Having banked with Unity for a number of years, the youth centre has used a £1.1m loan from Unity to part-fund its new £10m building. In addition, it has spent £4.5m on a second building to provide affordable homes for key workers.
“We support all young people, including those with disabilities,” says Sam Adofo, the centre’s Director. “For example, we work with autistic young people, to encourage their social and personal development. And we work with those moving on to college, helping them learn skills like travelling independently on trains and buses.”
The work experience offered by the centre helps young people who are not in education, employment or training. “Our target is to engage 60 young people like this each year,” explains Sam. “We get them involved in training, or help them find a job or volunteer work.”
And for young people who have been in prison, the Salmon Centre is on hand to help too. “We support young people on probation or police remand, to try to stop them ending up back in the system. In prison you may have a mentor, but afterwards there’s no-one to help you. We provide that missing support, helping them integrate back into the community.”
As well as working with the 1,500 young people who come to the centre each month, the teams take their work onto the street, and into places like housing estates and tube stations.
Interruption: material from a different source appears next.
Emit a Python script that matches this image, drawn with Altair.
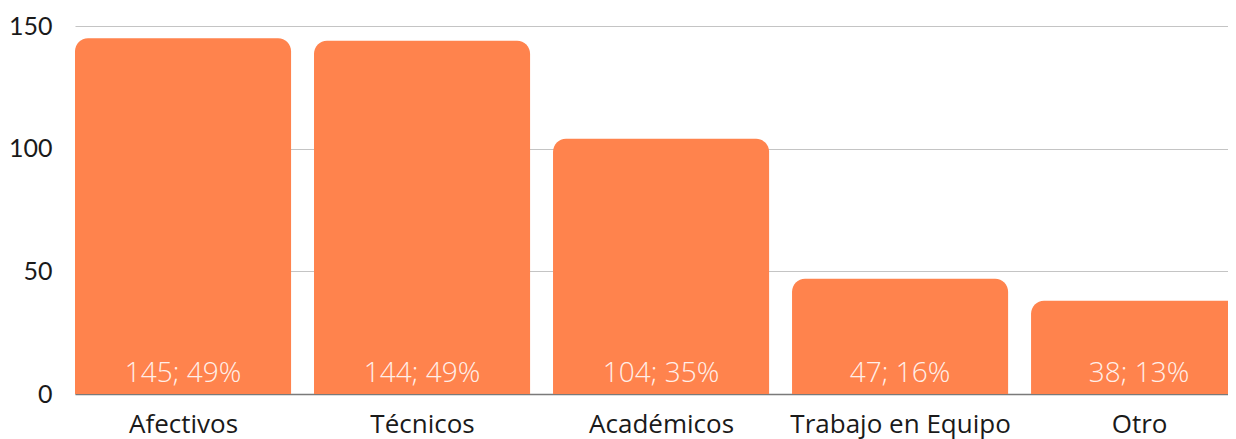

“We want to inspire all young people to realise their potential and contribute positively to their community,” says Sam. “So it’s just as important to work with young people who prefer not to come to a youth centre. For those who don’t, we keep talking to them on the street, giving them information, advice and guidance on things like education, drugs and health.”
And at the moment, the work that the centre’s staff and volunteers do is especially valuable. “As the riots of August 2011 show, we all need to work harder at bridging the gap between police, local authorities and young people,” says Sam. “Our society must invest in its young people. That’s why we’re here.”